**RECORDED DATA**:
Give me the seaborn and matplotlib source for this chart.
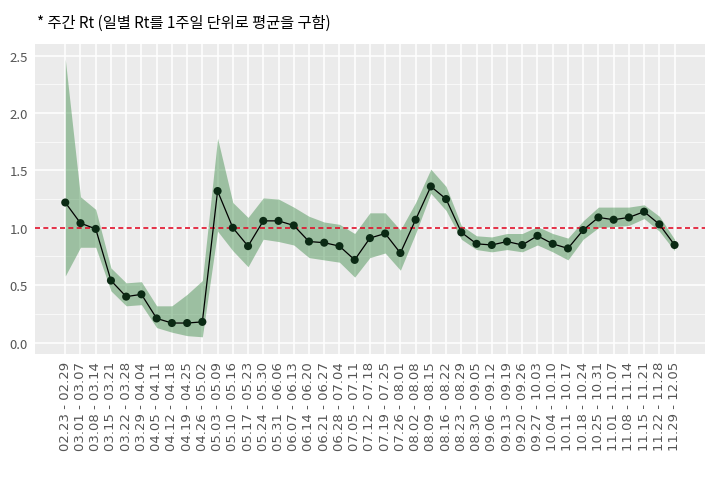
import seaborn as sns
import matplotlib.pyplot as plt
import numpy as np
import pandas as pd

weeks = ['02.23 - 02.29', '03.01 - 03.07', '03.08 - 03.14', '03.15 - 03.21', '03.22 - 03.28',
         '03.29 - 04.04', '04.05 - 04.11', '04.12 - 04.18', '04.19 - 04.25', '04.26 - 05.02',
         '05.03 - 05.09', '05.10 - 05.16', '05.17 - 05.23', '05.24 - 05.30', '05.31 - 06.06',
         '06.07 - 06.13', '06.14 - 06.20', '06.21 - 06.27', '06.28 - 07.04', '07.05 - 07.11',
         '07.12 - 07.18', '07.19 - 07.25', '07.26 - 08.01', '08.02 - 08.08', '08.09 - 08.15',
         '08.16 - 08.22', '08.23 - 08.29', '08.30 - 09.05', '09.06 - 09.12', '09.13 - 09.19',
         '09.20 - 09.26', '09.27 - 10.03', '10.04 - 10.10', '10.11 - 10.17', '10.18 - 10.24',
         '10.25 - 10.31', '11.01 - 11.07', '11.08 - 11.14', '11.15 - 11.21', '11.22 - 11.28',
         '11.29 - 12.05']
rt = [1.22, 1.04, 0.99, 0.54, 0.40, 0.42, 0.21, 0.17, 0.17, 0.18,
      1.32, 1.00, 0.84, 1.06, 1.06, 1.02, 0.88, 0.87, 0.84, 0.72,
      0.91, 0.95, 0.78, 1.07, 1.36, 1.25, 0.96, 0.86, 0.85, 0.88,
      0.85, 0.93, 0.86, 0.82, 0.98, 1.09, 1.07, 1.09, 1.14, 1.03,
      0.85]
rt_low = [0.58, 0.83, 0.83, 0.45, 0.32, 0.33, 0.13, 0.09, 0.06, 0.05,
          0.97, 0.80, 0.66, 0.90, 0.88, 0.85, 0.74, 0.72, 0.70, 0.57,
          0.74, 0.78, 0.63, 0.95, 1.30, 1.15, 0.90, 0.81, 0.79, 0.81,
          0.79, 0.85, 0.79, 0.72, 0.90, 1.00, 1.01, 1.02, 1.08, 0.97,
          0.80]
rt_high = [2.47, 1.27, 1.16, 0.65, 0.52, 0.53, 0.32, 0.32, 0.42, 0.54,
           1.78, 1.22, 1.09, 1.26, 1.25, 1.18, 1.10, 1.05, 1.03, 0.95,
           1.13, 1.13, 0.98, 1.22, 1.51, 1.36, 1.02, 0.93, 0.92, 0.95,
           0.95, 1.01, 0.95, 0.91, 1.06, 1.18, 1.18, 1.18, 1.20, 1.10,
           0.90]

df = pd.DataFrame({'week': weeks, 'rt': rt, 'low': rt_low, 'high': rt_high})
df['pos'] = np.arange(len(df))

sns.set_theme(style='darkgrid', rc={'axes.facecolor': '#EBEBEB',
                                    'grid.color': 'white'})
plt.rcParams['font.family'] = ['Noto Sans CJK KR', 'DejaVu Sans']

fig = plt.figure(figsize=(7.1, 4.85), dpi=100)
ax = fig.add_axes([0.049, 0.268, 0.944, 0.639])

# confidence band + reference line at Rt = 1
ax.fill_between(df['pos'], df['low'], df['high'], color='#3d8b47', alpha=0.45,
                linewidth=0, zorder=2)
ax.axhline(1.0, color='#e0102a', linestyle=(0, (3, 2)), linewidth=1.2, zorder=3)
sns.lineplot(data=df, x='pos', y='rt', color='black', linewidth=0.9, ax=ax, zorder=4)
sns.scatterplot(data=df, x='pos', y='rt', color='#0b2a14', s=34, edgecolor='none',
                ax=ax, zorder=5)

ax.set_xlim(-2, 42)
ax.set_ylim(-0.1, 2.6)
ax.set_xticks(df['pos'])
ax.set_xticklabels(df['week'], rotation=90, fontsize=9.5, color='#555555',
                   family='DejaVu Sans')
ax.set_yticks([0, 0.5, 1.0, 1.5, 2.0, 2.5])
ax.set_yticklabels(['0.0', '0.5', '1.0', '1.5', '2.0', '2.5'], fontsize=9.5,
                   color='#555555')
ax.set_yticks([0.25, 0.75, 1.25, 1.75, 2.25], minor=True)
ax.grid(which='major', color='white', linewidth=1.1)
ax.grid(which='minor', axis='y', color='white', linewidth=0.5)
ax.tick_params(axis='both', which='major', length=3, color='#555555', pad=2)
ax.tick_params(axis='y', which='minor', length=0)
ax.set_xlabel('')
ax.set_ylabel('')
for s in ax.spines.values():
    s.set_visible(False)

fig.text(0.052, 0.952, '* 주간 Rt (일별 Rt를 1주일 단위로 평균을 구함)', fontsize=11,
         ha='left', va='center', color='black')

fig.savefig('out.png', dpi=100)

**TO BE DONE**: Would you set down the listing exactly, omitting pictures?

**RESPONSE**:
Give me the seaborn and matplotlib source for this chart.
import seaborn as sns
import matplotlib.pyplot as plt
import numpy as np
import pandas as pd

weeks = ['02.23 - 02.29', '03.01 - 03.07', '03.08 - 03.14', '03.15 - 03.21', '03.22 - 03.28',
         '03.29 - 04.04', '04.05 - 04.11', '04.12 - 04.18', '04.19 - 04.25', '04.26 - 05.02',
         '05.03 - 05.09', '05.10 - 05.16', '05.17 - 05.23', '05.24 - 05.30', '05.31 - 06.06',
         '06.07 - 06.13', '06.14 - 06.20', '06.21 - 06.27', '06.28 - 07.04', '07.05 - 07.11',
         '07.12 - 07.18', '07.19 - 07.25', '07.26 - 08.01', '08.02 - 08.08', '08.09 - 08.15',
         '08.16 - 08.22', '08.23 - 08.29', '08.30 - 09.05', '09.06 - 09.12', '09.13 - 09.19',
         '09.20 - 09.26', '09.27 - 10.03', '10.04 - 10.10', '10.11 - 10.17', '10.18 - 10.24',
         '10.25 - 10.31', '11.01 - 11.07', '11.08 - 11.14', '11.15 - 11.21', '11.22 - 11.28',
         '11.29 - 12.05']
rt = [1.22, 1.04, 0.99, 0.54, 0.40, 0.42, 0.21, 0.17, 0.17, 0.18,
      1.32, 1.00, 0.84, 1.06, 1.06, 1.02, 0.88, 0.87, 0.84, 0.72,
      0.91, 0.95, 0.78, 1.07, 1.36, 1.25, 0.96, 0.86, 0.85, 0.88,
      0.85, 0.93, 0.86, 0.82, 0.98, 1.09, 1.07, 1.09, 1.14, 1.03,
      0.85]
rt_low = [0.58, 0.83, 0.83, 0.45, 0.32, 0.33, 0.13, 0.09, 0.06, 0.05,
          0.97, 0.80, 0.66, 0.90, 0.88, 0.85, 0.74, 0.72, 0.70, 0.57,
          0.74, 0.78, 0.63, 0.95, 1.30, 1.15, 0.90, 0.81, 0.79, 0.81,
          0.79, 0.85, 0.79, 0.72, 0.90, 1.00, 1.01, 1.02, 1.08, 0.97,
          0.80]
rt_high = [2.47, 1.27, 1.16, 0.65, 0.52, 0.53, 0.32, 0.32, 0.42, 0.54,
           1.78, 1.22, 1.09, 1.26, 1.25, 1.18, 1.10, 1.05, 1.03, 0.95,
           1.13, 1.13, 0.98, 1.22, 1.51, 1.36, 1.02, 0.93, 0.92, 0.95,
           0.95, 1.01, 0.95, 0.91, 1.06, 1.18, 1.18, 1.18, 1.20, 1.10,
           0.90]

df = pd.DataFrame({'week': weeks, 'rt': rt, 'low': rt_low, 'high': rt_high})
df['pos'] = np.arange(len(df))

sns.set_theme(style='darkgrid', rc={'axes.facecolor': '#EBEBEB',
                                    'grid.color': 'white'})
plt.rcParams['font.family'] = ['Noto Sans CJK KR', 'DejaVu Sans']

fig = plt.figure(figsize=(7.1, 4.85), dpi=100)
ax = fig.add_axes([0.049, 0.268, 0.944, 0.639])

# confidence band + reference line at Rt = 1
ax.fill_between(df['pos'], df['low'], df['high'], color='#3d8b47', alpha=0.45,
                linewidth=0, zorder=2)
ax.axhline(1.0, color='#e0102a', linestyle=(0, (3, 2)), linewidth=1.2, zorder=3)
sns.lineplot(data=df, x='pos', y='rt', color='black', linewidth=0.9, ax=ax, zorder=4)
sns.scatterplot(data=df, x='pos', y='rt', color='#0b2a14', s=34, edgecolor='none',
                ax=ax, zorder=5)

ax.set_xlim(-2, 42)
ax.set_ylim(-0.1, 2.6)
ax.set_xticks(df['pos'])
ax.set_xticklabels(df['week'], rotation=90, fontsize=9.5, color='#555555',
                   family='DejaVu Sans')
ax.set_yticks([0, 0.5, 1.0, 1.5, 2.0, 2.5])
ax.set_yticklabels(['0.0', '0.5', '1.0', '1.5', '2.0', '2.5'], fontsize=9.5,
                   color='#555555')
ax.set_yticks([0.25, 0.75, 1.25, 1.75, 2.25], minor=True)
ax.grid(which='major', color='white', linewidth=1.1)
ax.grid(which='minor', axis='y', color='white', linewidth=0.5)
ax.tick_params(axis='both', which='major', length=3, color='#555555', pad=2)
ax.tick_params(axis='y', which='minor', length=0)
ax.set_xlabel('')
ax.set_ylabel('')
for s in ax.spines.values():
    s.set_visible(False)

fig.text(0.052, 0.952, '* 주간 Rt (일별 Rt를 1주일 단위로 평균을 구함)', fontsize=11,
         ha='left', va='center', color='black')

fig.savefig('out.png', dpi=100)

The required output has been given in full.